How Technology Will Create A Safer Healthcare System

It’s one of those great conundrums. Despite medicine being a highly intellectual field often at the cutting edge of science, we all too often remain near the bottom in terms of our information technology use. Maybe it’s the culture of medicine, a view that one should master everything and do everything despite knowing that this is an impossible goal? Maybe it’s lagging on the part of administration who may not understand the potential role of technology in the daily workflow of their physicians? Or maybe it’s just that we as a profession have never sat down and tried to understand what we’re missing, what we can do, and where we should go with the incorporation of informatics technology?

I choose to believe it is largely the last of these: that we as a profession have not yet began to put proper thought and action to purpose in terms of intelligently using technology to augment our abilities as clinicians.

Think about this scenario: You are on the wards covering 16 patients. Most of your patients are receiving multiple medications – anti-hypertensives, antibiotics, etc. – and let’s say one of them was getting a transfusion overnight as often happens. The team notices that patient begins having trouble breathing and chooses to administer a dose of Lasix which causes resolution of the problem. However, this same patient has a reaction to Lasix and develops allergic interstitial nephritis, which manifests with increased creatinine and reduced GFR on the next set of labs.

Now, let’s say the team notices this and starts treatment with steroids. The team then begins following kidney function and continuing treatment all the while also trying to care for the other 15 patients. And in the pressure to see everyone, follow-up on everything, and complete the documentation required each day, the team responsible for this patient forgets one thing: this patient was receiving medications that require renal adjustment prior to the renal insult. And those medications are now likely no longer appropriate for the patient’s renal function.

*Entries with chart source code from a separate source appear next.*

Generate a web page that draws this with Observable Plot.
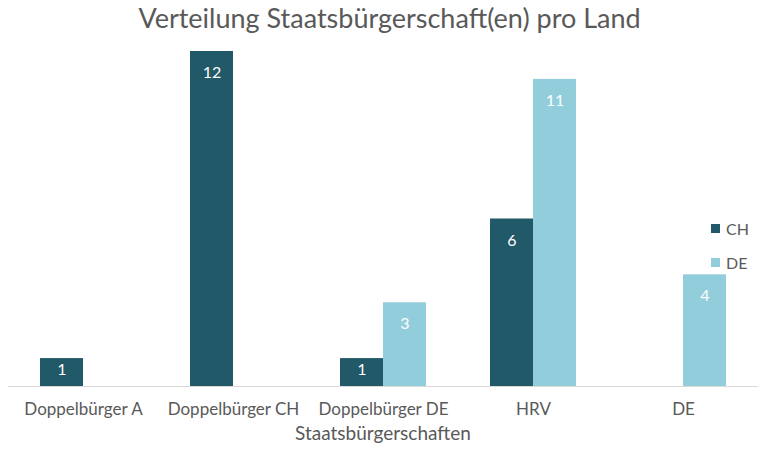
<!DOCTYPE html>
<html><head><meta charset="utf-8">
<script src="https://cdn.jsdelivr.net/npm/d3@7"></script>
<script src="https://cdn.jsdelivr.net/npm/@observablehq/plot@0.6"></script>
<style>
body{margin:0;background:#fff;font-family:Lato,sans-serif;}
#wrap{position:relative;width:779px;height:450px;overflow:hidden;}
#title{position:absolute;top:1px;left:0;width:779px;text-align:center;font-size:27px;color:#595959;white-space:nowrap;}
#xlabel{position:absolute;top:421px;left:183px;width:400px;text-align:center;font-size:19px;color:#595959;}
#legend{position:absolute;left:711px;top:217px;font-size:16px;color:#595959;}
.li{display:flex;align-items:center;height:22px;margin-bottom:12px;}
.sw{width:9px;height:9px;margin-right:6px;}
#chart{position:absolute;left:0;top:0;}
</style></head>
<body>
<div id="wrap">
  <div id="chart"></div>
  <div id="title">Verteilung Staatsbürgerschaft(en) pro Land</div>
  <div id="xlabel">Staatsbürgerschaften</div>
  <div id="legend"></div>
</div>
<script>
const categories = ["Doppelbürger A","Doppelbürger CH","Doppelbürger DE","HRV","DE"];
const series = ["CH","DE"];
const chValues = [1,12,1,6,null];
const deValues = [null,null,3,11,4];
const colors = ["#215968","#92CDDC"];

const rows = [];
categories.forEach((c,i)=>{
  if (chValues[i] != null) rows.push({category:c, series:"CH", value:chValues[i]});
  if (deValues[i] != null) rows.push({category:c, series:"DE", value:deValues[i]});
});

const chart = Plot.plot({
  width:779, height:450,
  marginLeft:7, marginRight:21, marginTop:51, marginBottom:64,
  style:{fontFamily:"Lato, sans-serif", fontSize:"17px", color:"#595959", background:"#fff"},
  fx:{domain:categories, paddingInner:0, paddingOuter:0, label:null, axis:"bottom", tickSize:0, tickPadding:16},
  x:{domain:series, axis:null, paddingInner:0, paddingOuter:0.72},
  y:{domain:[0,12], axis:null},
  color:{domain:series, range:colors},
  marks:[
    Plot.barY(rows,{fx:"category", x:"series", y:"value", fill:"series"}),
    Plot.ruleY([0],{stroke:"#d9d9d9", strokeWidth:1}),
    Plot.text(rows,{fx:"category", x:"series", y:d=>d.value - (d.value>1 ? 0.77 : 0.4), text:"value", fill:"white", fontSize:16})
  ]
});
document.getElementById("chart").appendChild(chart);

const legend = document.getElementById("legend");
series.forEach((s,i)=>{
  const d = document.createElement("div"); d.className="li";
  d.innerHTML = `<span class="sw" style="background:${colors[i]}"></span><span>${s}</span>`;
  legend.appendChild(d);
});
</script>
</body></html>
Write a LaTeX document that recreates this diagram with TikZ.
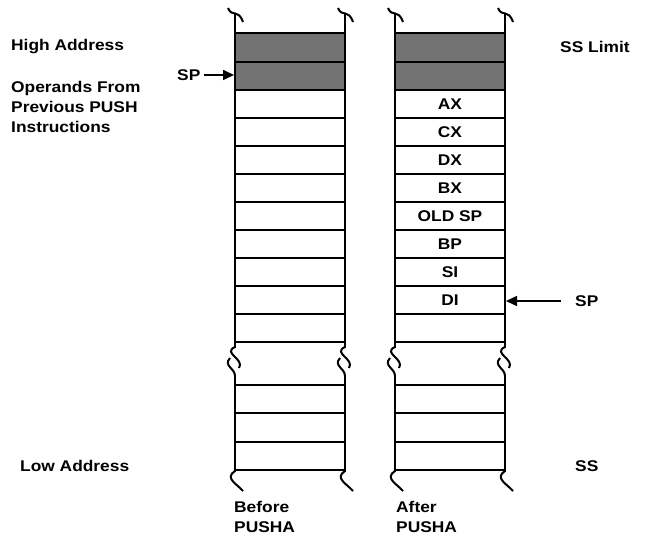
\documentclass[tikz,border=0pt]{standalone}
\usepackage{fontspec}
\setmainfont{Liberation Sans}[FakeStretch=1.12]
\usetikzlibrary{arrows.meta}
\tikzset{
  >={Triangle[length=11pt,width=10pt]},
  wall/.style={line width=2pt},
  rung/.style={line width=2pt},
  used/.style={fill=black!55,draw=black,line width=2pt},
  txt/.style={font=\fontsize{15.5}{20}\selectfont\bfseries,inner sep=0pt,anchor=west,align=left},
  reg/.style={font=\fontsize{15.5}{20}\selectfont\bfseries,inner sep=0pt},
  ptr/.style={->,line width=1.6pt},
}
\begin{document}
\begin{tikzpicture}[x=1pt,y=-1pt]
  \useasboundingbox (0,0) rectangle (647,537);

  % stack walls with curls and breaks
  \foreach \x in {235,345,395,505} {
    \draw[wall] (\x,14) -- (\x,348);
    \draw[wall] (\x,375) -- (\x,472);
    \draw[wall] (\x-7,8) .. controls (\x-3,18) and (\x+3,8) .. (\x+8,22);
    \draw[wall] (\x,347) .. controls (\x-13,353) and (\x+10,359) .. (\x+4,368);
    \draw[wall] (\x-5,358) .. controls (\x-12,366) and (\x,368) .. (\x,376);
    \draw[wall] (\x,471) .. controls (\x-11,478) and (\x+2,484) .. (\x+8,491);
  }

  % shaded operands and empty slots
  \foreach \x in {235,395} {
    \filldraw[used] (\x,33) rectangle (\x+110,62);
    \filldraw[used] (\x,62) rectangle (\x+110,90);
    \foreach \y in {90,118,...,342,385,413,442,470}
      \draw[rung] (\x,\y) -- (\x+110,\y);
  }

  % registers pushed
  \foreach \name [count=\i] in {AX,CX,DX,BX,OLD SP,BP,SI,DI}
    \node[reg] (r\i) at (450,76+28*\i) {\name};

  % side labels
  \node[txt] (high) at (11,47) {High Address};
  \node[txt] (ops) at (11,107) {Operands From\\Previous PUSH\\Instructions};
  \node[txt] (low) at (20,466) {Low Address};
  \node[txt] (limit) at (560,47) {SS Limit};
  \node[txt] (ss) at (575,466) {SS};
  \node[txt] (before) at (234,517) {Before\\PUSHA};
  \node[txt] (after) at (396,517) {After\\PUSHA};

  % stack pointers
  \node[txt] (spL) at (177,75) {SP};
  \coordinate (spLtip) at (234,75);
  \draw[ptr,shorten <=3pt] (spL) -- (spLtip);
  \node[txt] (spR) at (575,301) {SP};
  \coordinate (spRtip) at (506,301);
  \draw[ptr,shorten <=14pt] (spR) -- (spRtip);
\end{tikzpicture}
\end{document}
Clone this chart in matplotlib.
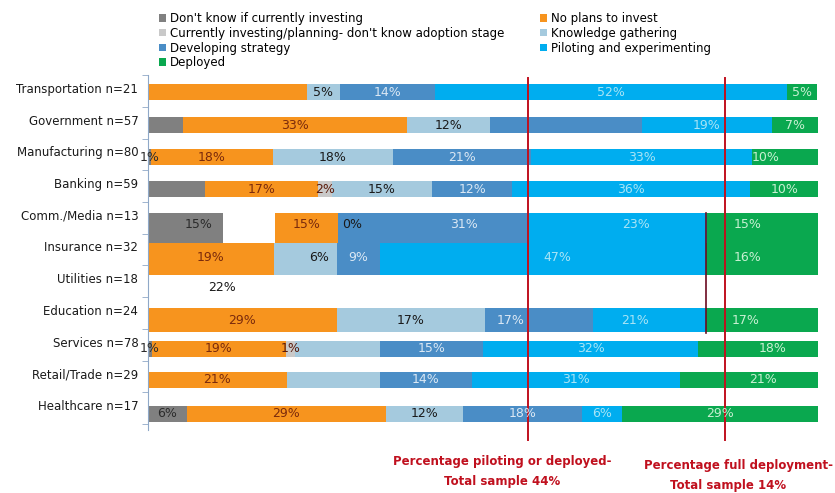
import numpy as np
import matplotlib
matplotlib.use('Agg')
import matplotlib.pyplot as plt
from matplotlib.patches import Patch

plt.rcParams['font.family'] = ['DejaVu Sans']

# Categories (top to bottom)
categories = ['Transportation n=21', 'Government n=57', 'Manufacturing n=80', 'Banking n=59',
              'Comm./Media n=13', 'Insurance n=32', 'Utilities n=18', 'Education n=24',
              'Services n=78', 'Retail/Trade n=29', 'Healthcare n=17']

# Segment widths (percent of bar)
dont_know   = [0,    5.2,  0.4,  8.5, 11.2, 0,    0, 0,    0.6, 0,    5.8]
blank_gap   = [0,    0,    0,    0,    7.8, 0,    0, 0,    0,   0,    0]
no_plans    = [23.7, 33.4, 18.3, 16.9, 9.4, 18.8, 0, 28.2, 20.0, 20.7, 29.7]
currently   = [0,    0,    0,    2.0,  0,    0,    0, 0,    1.3, 0,    0]
knowledge   = [4.9,  12.4, 17.8, 15.0, 0,    9.4,  0, 22.1, 12.7, 13.9, 11.5]
developing  = [14.3, 22.7, 20.6, 12.0, 28.5, 6.4,  0, 16.1, 15.4, 13.7, 17.8]
piloting    = [52.4, 19.4, 33.1, 35.5, 26.6, 48.7, 0, 16.9, 32.1, 31.1, 6.0]
deployed    = [4.6,  6.9,  9.9,  10.1, 16.5, 16.7, 0, 16.7, 17.9, 20.6, 29.2]

# Printed labels on the segments (as shown in the source, '' = none)
lbl_dont_know  = ['', '', '1%', '', '15%', '', '', '', '1%', '', '6%']
lbl_no_plans   = ['', '33%', '18%', '17%', '15%', '19%', '', '29%', '19%', '21%', '29%']
lbl_currently  = ['', '', '', '2%', '', '', '', '', '1%', '', '']
lbl_knowledge  = ['5%', '12%', '18%', '15%', '0%', '6%', '', '17%', '', '', '12%']
lbl_developing = ['14%', '', '21%', '12%', '31%', '9%', '', '17%', '15%', '14%', '18%']
lbl_piloting   = ['52%', '19%', '33%', '36%', '23%', '47%', '', '21%', '32%', '31%', '6%']
lbl_deployed   = ['5%', '7%', '10%', '10%', '15%', '16%', '', '17%', '18%', '21%', '29%']

utilities_note = '22%'
pilot_line = 56.7   # percentage piloting or deployed (total sample 44%)
deploy_line = 86.1  # percentage full deployment (total sample 14%)

# layout (row positions / heights in tick units)
ypos = [0.13, 1.17, 2.18, 3.19, 4.42, 5.39, 6.3, 7.32, 8.23, 9.21, 10.28]
heights = [0.5, 0.5, 0.5, 0.5, 0.95, 1.0, 0.5, 0.76, 0.5, 0.5, 0.5]
# label nudges (row, series index) -> shift in percent units, as placed in the source
label_shift = {(2, 7): -3.0, (4, 0): 2.0, (4, 4): 2.0, (4, 5): 4.5, (4, 6): 2.7, (4, 7): -2.2,
               (5, 4): 2.0, (5, 6): 2.1, (5, 7): -2.2, (7, 5): -4.3, (7, 6): -2.1,
               (7, 7): -2.5, (8, 7): 2.2, (9, 7): 2.1}
label_dy = {4: -0.1, 5: -0.05}

series = [
    ("Don't know if currently investing", dont_know, lbl_dont_know, '#808080', '#2b2b2b'),
    ('', blank_gap, None, 'white', None),
    ('No plans to invest', no_plans, lbl_no_plans, '#f7941e', '#7a2a0c'),
    ("Currently investing/planning- don't know adoption stage", currently, lbl_currently, '#c9c9c9', '#5a1a0a'),
    ('Knowledge gathering', knowledge, lbl_knowledge, '#a5cade', '#1a1a1a'),
    ('Developing strategy', developing, lbl_developing, '#4a8dc6', '#dbe8f4'),
    ('Piloting and experimenting', piloting, lbl_piloting, '#00adef', '#a8e4f6'),
    ('Deployed', deployed, lbl_deployed, '#0aa84f', '#c8f0d2'),
]

fig = plt.figure(figsize=(8.35, 4.93), dpi=100)
ax = fig.add_axes([148 / 835, 1 - 430 / 493, 670 / 835, (430 - 75) / 493])

left = np.zeros(len(categories))
for k, (name, vals, lbls, color, tcolor) in enumerate(series):
    vals = np.array(vals, dtype=float)
    ax.barh(ypos, vals, left=left, height=heights, color=color, edgecolor='none')
    if lbls is not None:
        for i, t in enumerate(lbls):
            if not t:
                continue
            x = left[i] + vals[i] / 2 + label_shift.get((i, k), 0)
            y = ypos[i] + label_dy.get(i, 0)
            ax.text(x, y, t, ha='center', va='center', fontsize=9, color=tcolor, zorder=6)
    left += vals

ax.text(11, ypos[6], utilities_note, ha='center', va='center', fontsize=9, color='#1a1a1a')

# reference lines
ax.plot([pilot_line, pilot_line], [-0.32, 11.1], color='#c0101e', lw=1.4, clip_on=False, zorder=5)
ax.plot([deploy_line, deploy_line], [-0.32, 11.1], color='#c0101e', lw=1.4, clip_on=False, zorder=5)
ax.plot([83.3, 83.3], [3.94, 7.73], color='#6b0a20', lw=1.2, zorder=5)

ax.set_xlim(0, 100)
ax.set_ylim(10.79, -0.41)
ax.set_yticks(range(len(categories)))
ax.set_yticklabels(categories, fontsize=8.5, color='#1a1a1a')
ax.tick_params(axis='y', which='major', length=0, pad=7)
ax.set_yticks(np.arange(-0.4, 10.8, 1.0), minor=True)
ax.tick_params(axis='y', which='minor', length=4, color='#8fa8c8', direction='out')
ax.set_xticks([])
for s in ['top', 'right', 'bottom']:
    ax.spines[s].set_visible(False)
ax.spines['left'].set_color('#8fa8c8')

# legends
def handles(items):
    return [Patch(facecolor=c, edgecolor='none', label=n) for n, c in items]

leg_kw = dict(loc='upper left', frameon=False, fontsize=8.5, handlelength=0.6, handleheight=0.6,
              handletextpad=0.35, labelspacing=0.15, borderpad=0, borderaxespad=0)
fig.legend(handles=handles([(series[0][0], series[0][3]), (series[3][0], series[3][3]),
                            (series[5][0], series[5][3]), (series[7][0], series[7][3])]),
           bbox_to_anchor=(159 / 835, 1 - 12 / 493), **leg_kw)
fig.legend(handles=handles([(series[2][0], series[2][3]), (series[4][0], series[4][3]),
                            (series[6][0], series[6][3])]),
           bbox_to_anchor=(540 / 835, 1 - 12 / 493), **leg_kw)

# annotations
red_kw = dict(ha='center', va='center', fontsize=8.5, color='#c0101e', fontweight='bold')
fig.text(502 / 835, 1 - 461 / 493, 'Percentage piloting or deployed-', **red_kw)
fig.text(502 / 835, 1 - 481 / 493, 'Total sample 44%', **red_kw)
fig.text(738 / 835, 1 - 465 / 493, 'Percentage full deployment-', **red_kw)
fig.text(728 / 835, 1 - 486 / 493, 'Total sample 14%', **red_kw)

fig.savefig('out.png', dpi=100)
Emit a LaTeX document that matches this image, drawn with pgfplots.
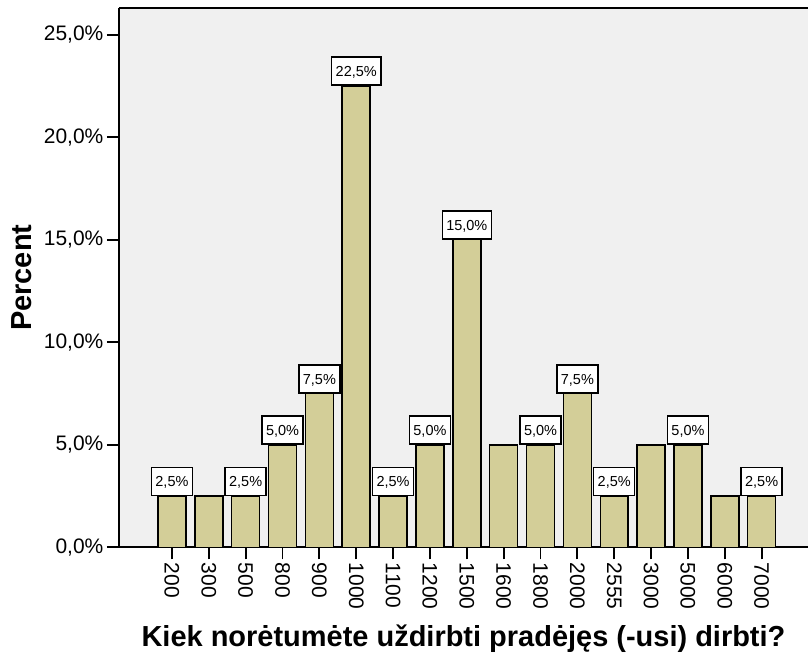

This is not an outlandish scenario. In fact, 1 out of every 10 medications given in hospital are either the wrong medication or the wrong dosage.

So, how could this have been caught and prevented? As you may have guessed, informatics.

What if we had an intelligent computer software system that did things like constantly monitor patient labs, check for guideline adherence, and monitor medications? This system would have easily caught the problem. It could, each time labs are drawn, calculate a GFR and then run that value against the dosing of the patient’s medications. Medications overdosed would then be automatically held and flagged for review by the physician with an order for a recommended dosage placed in the system pending approval. The system would then send an alert to the doctor’s cell phone notifying him/her of the flag so that action could be taken.

This is but one example, but it’s not hard to see the role. Given the will, I could easily type out dozens more example of where technology would play a crucial role in patient care and in creating a safer system. Not only would it create a safer system, but it would help take the burden off doctors who are already overly stressed and pressured for time in today’s strained care environment.

The best thing of all about this story is that the technology exists. Nothing I have listed here would be beyond the programming abilities of an undergraduate computer science student.

We have the technology. We have the resources. We have the intelligence to design these systems.

Now all we need is the will of creation and implementation.